Right. But if I am a maintainer of a package I try to fix packaging bugs ASAP.
Often this are bugs as "the file foo belongs to path bar".

> Several other distributions just hide their bugs.  You can report them, but
> they won't get fixed.  Nothing is publicaly documented.  I'm sorry but I only
> have very little confidence for them.


> > So we (Othmar and I) thought we will simply do something to get some bugs 
> > tracked down and started to hunt some bugs. I don't remember why we focused 
> > on ppp in the first time but it does not really matter.
> I guess it's because both of you need it to get on the net. :-)

Yes, but it is working perfectly. I did not notice all the bugs in using it :)

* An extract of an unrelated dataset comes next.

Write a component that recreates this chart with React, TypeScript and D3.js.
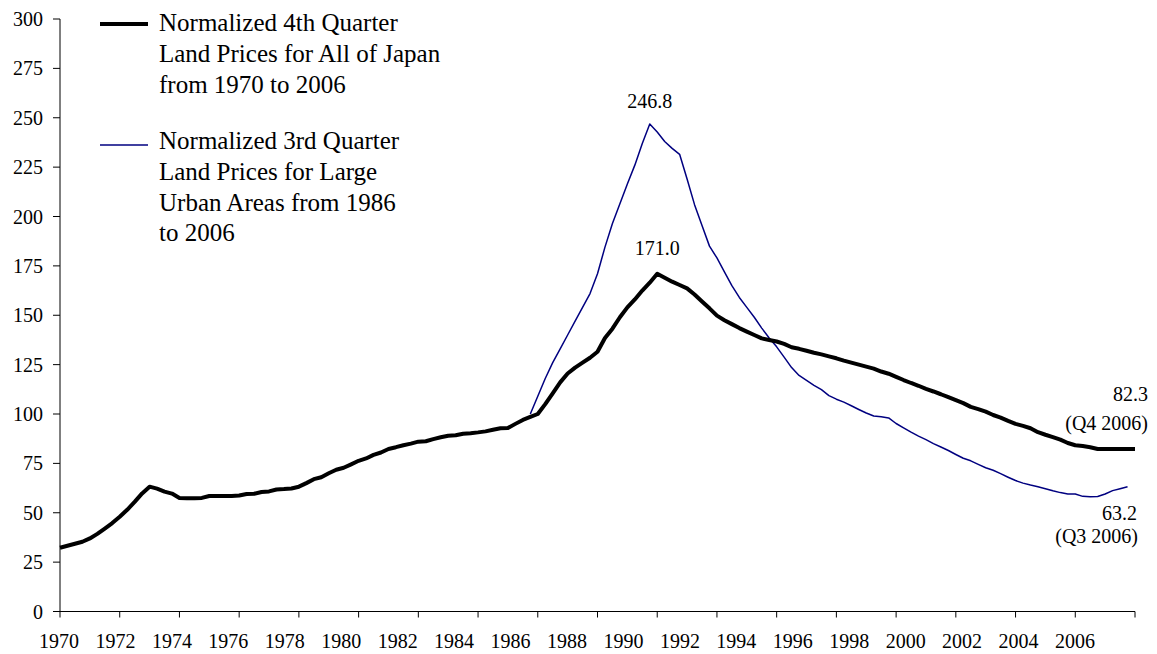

> Anyway, I highly appreciate this effort.  I would really love if I could spend
> some time as well, besides these package where I need a fix, improvement or
> whatever.
> > I am hoping we can get an initiative which works on bugs of maintainers that
> > do not have enough time to cope with the load of bugs on their packages. Like
> > the people who support Linus in developing our kernel - the maintainer as a
> > benevolent dictator :)
> I feel that initially the debian-qa list was started for this reason.
> Quality assurance is an important matter for any piece of software.  It is
> currently downgraded into a list flooded by the bug tracking system and more
> or less dead otherwise.  You may want to revive it for your needs.
> This is the official description:
>  Quality assurance is important for a distribution.
>  This list addresses this quality.

Hmm, interesting. 

> > I am not that kind of person who complains about something not working he got
> > for free. Instead I will try to change it to the better. That's why I like
> > free software - it's so much easier to patch a program you have the sources
> > for. I did not really have a problem with ppp - most of my problems are with
> > SuSE which we are using at university now :-(
> Because it is bugfree since there is no public bug tracking system?
> I'm not going to comment on this.

It everything but bug free. It has a shadow package without shadow support...
I am working on fixing bugs introduced by SuSE all day long. The package for
the kernel source had no include directory... Very funny!